* **The request**:
Transcribe the material from its first line onward, ending with the line that contains "20, 15, 10]" and adding nothing beyond it.

* **Supplied material**:
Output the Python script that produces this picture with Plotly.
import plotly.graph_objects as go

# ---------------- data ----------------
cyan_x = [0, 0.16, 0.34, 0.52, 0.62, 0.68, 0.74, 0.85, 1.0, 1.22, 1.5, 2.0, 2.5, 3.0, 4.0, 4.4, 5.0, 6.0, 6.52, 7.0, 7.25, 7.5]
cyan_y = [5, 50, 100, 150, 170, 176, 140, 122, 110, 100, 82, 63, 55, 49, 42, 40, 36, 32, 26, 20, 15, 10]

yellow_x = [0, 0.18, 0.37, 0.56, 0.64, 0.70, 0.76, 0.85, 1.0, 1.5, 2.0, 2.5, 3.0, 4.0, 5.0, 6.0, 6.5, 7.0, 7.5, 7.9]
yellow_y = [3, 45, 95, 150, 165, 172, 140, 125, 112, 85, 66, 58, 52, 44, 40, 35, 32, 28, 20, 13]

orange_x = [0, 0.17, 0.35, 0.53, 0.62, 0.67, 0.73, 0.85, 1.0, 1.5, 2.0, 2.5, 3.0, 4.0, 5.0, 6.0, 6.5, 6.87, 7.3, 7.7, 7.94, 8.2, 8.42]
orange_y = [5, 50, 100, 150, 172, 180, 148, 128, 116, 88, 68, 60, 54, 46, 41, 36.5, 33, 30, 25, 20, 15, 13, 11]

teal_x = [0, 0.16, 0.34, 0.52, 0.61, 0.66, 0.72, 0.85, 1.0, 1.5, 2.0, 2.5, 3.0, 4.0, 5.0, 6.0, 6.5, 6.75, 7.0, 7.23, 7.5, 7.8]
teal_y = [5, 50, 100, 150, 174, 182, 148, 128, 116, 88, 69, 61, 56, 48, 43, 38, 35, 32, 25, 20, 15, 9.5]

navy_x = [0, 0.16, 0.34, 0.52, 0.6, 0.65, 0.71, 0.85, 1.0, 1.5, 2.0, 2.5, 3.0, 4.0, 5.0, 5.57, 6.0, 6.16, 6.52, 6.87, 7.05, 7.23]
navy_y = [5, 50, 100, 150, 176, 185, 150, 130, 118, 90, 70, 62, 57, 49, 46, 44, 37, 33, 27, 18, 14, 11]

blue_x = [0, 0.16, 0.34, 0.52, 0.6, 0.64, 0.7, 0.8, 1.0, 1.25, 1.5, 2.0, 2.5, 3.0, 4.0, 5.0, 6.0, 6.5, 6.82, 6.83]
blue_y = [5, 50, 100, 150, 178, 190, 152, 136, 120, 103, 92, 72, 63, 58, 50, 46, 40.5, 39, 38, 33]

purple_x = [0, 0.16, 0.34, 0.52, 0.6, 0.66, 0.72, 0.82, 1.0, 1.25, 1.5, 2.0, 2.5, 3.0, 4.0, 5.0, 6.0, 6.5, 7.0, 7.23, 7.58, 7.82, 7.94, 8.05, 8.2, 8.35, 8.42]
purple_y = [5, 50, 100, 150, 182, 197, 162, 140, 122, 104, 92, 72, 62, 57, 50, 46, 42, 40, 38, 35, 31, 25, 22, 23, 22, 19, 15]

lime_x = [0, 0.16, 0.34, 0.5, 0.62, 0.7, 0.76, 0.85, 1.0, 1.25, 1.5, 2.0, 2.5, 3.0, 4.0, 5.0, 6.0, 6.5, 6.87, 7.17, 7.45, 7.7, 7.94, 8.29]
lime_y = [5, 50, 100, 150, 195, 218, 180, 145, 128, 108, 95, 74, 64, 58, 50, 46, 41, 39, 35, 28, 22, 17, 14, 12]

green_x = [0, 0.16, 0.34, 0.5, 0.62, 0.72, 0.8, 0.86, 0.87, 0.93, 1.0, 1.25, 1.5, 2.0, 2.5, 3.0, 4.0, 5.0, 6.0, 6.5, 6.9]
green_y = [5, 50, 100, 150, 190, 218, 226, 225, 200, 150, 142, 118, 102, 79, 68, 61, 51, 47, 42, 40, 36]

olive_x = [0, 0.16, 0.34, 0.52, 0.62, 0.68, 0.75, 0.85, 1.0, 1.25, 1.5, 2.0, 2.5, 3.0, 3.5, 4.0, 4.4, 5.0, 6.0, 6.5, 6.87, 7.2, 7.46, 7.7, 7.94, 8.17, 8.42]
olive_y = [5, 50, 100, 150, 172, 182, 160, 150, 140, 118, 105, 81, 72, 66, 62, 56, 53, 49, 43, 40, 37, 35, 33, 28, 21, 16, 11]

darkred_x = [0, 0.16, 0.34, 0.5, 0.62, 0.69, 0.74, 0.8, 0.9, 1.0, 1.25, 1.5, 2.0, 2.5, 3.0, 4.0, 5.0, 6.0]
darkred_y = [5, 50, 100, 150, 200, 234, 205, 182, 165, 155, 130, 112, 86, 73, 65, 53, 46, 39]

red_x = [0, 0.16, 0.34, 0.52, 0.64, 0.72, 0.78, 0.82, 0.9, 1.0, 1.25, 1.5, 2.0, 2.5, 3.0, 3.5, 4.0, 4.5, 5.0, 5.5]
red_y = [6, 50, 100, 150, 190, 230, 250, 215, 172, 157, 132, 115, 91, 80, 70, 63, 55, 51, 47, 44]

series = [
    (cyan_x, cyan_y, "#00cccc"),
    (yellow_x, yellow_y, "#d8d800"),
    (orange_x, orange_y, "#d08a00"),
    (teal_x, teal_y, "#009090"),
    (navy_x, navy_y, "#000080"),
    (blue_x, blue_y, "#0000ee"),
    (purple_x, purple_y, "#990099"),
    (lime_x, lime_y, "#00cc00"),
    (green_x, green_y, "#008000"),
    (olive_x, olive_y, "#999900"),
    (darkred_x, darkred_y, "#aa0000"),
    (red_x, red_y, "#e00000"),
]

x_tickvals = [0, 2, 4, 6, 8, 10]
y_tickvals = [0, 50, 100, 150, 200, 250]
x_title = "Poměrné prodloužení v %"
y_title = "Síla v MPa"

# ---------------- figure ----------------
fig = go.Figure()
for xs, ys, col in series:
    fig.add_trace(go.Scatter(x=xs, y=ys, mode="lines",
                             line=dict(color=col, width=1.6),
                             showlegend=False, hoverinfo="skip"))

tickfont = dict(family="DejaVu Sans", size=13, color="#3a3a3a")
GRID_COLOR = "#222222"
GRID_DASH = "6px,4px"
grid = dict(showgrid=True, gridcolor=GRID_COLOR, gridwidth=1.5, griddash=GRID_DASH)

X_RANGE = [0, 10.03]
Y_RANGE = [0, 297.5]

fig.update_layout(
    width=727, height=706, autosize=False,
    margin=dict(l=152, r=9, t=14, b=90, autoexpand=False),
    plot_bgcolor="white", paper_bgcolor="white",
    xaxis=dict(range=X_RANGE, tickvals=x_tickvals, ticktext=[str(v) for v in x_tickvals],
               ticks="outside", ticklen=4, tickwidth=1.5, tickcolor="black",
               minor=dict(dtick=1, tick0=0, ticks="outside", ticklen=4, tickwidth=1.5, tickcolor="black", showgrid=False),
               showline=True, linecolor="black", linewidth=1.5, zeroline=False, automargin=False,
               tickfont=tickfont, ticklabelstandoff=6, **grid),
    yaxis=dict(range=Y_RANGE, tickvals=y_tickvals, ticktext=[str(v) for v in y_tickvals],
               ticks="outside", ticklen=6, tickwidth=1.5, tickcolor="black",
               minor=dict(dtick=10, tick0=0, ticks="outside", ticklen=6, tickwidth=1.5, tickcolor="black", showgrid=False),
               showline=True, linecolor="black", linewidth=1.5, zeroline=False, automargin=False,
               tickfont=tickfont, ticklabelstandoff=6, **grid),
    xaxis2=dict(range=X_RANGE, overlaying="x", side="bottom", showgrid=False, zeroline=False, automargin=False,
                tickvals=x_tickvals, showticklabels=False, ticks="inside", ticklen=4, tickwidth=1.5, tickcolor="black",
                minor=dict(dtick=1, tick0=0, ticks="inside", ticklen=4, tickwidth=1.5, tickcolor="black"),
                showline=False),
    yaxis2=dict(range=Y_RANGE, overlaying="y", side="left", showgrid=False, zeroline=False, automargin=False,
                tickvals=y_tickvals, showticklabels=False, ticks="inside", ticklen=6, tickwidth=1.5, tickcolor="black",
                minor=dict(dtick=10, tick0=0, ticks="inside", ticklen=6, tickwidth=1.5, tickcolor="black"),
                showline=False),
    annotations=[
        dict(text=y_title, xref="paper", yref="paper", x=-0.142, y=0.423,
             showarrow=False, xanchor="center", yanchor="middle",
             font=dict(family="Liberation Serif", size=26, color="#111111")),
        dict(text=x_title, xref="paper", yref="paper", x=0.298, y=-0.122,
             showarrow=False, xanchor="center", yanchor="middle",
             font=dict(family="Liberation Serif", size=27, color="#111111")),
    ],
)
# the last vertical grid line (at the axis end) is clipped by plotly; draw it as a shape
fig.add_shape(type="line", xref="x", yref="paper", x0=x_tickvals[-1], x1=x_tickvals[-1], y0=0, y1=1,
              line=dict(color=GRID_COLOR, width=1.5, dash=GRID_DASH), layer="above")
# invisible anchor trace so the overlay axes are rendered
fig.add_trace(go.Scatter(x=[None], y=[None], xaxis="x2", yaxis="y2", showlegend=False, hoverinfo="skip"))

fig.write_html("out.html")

* **Exercise answer**:
Output the Python script that produces this picture with Plotly.
import plotly.graph_objects as go

# ---------------- data ----------------
cyan_x = [0, 0.16, 0.34, 0.52, 0.62, 0.68, 0.74, 0.85, 1.0, 1.22, 1.5, 2.0, 2.5, 3.0, 4.0, 4.4, 5.0, 6.0, 6.52, 7.0, 7.25, 7.5]
cyan_y = [5, 50, 100, 150, 170, 176, 140, 122, 110, 100, 82, 63, 55, 49, 42, 40, 36, 32, 26, 20, 15, 10]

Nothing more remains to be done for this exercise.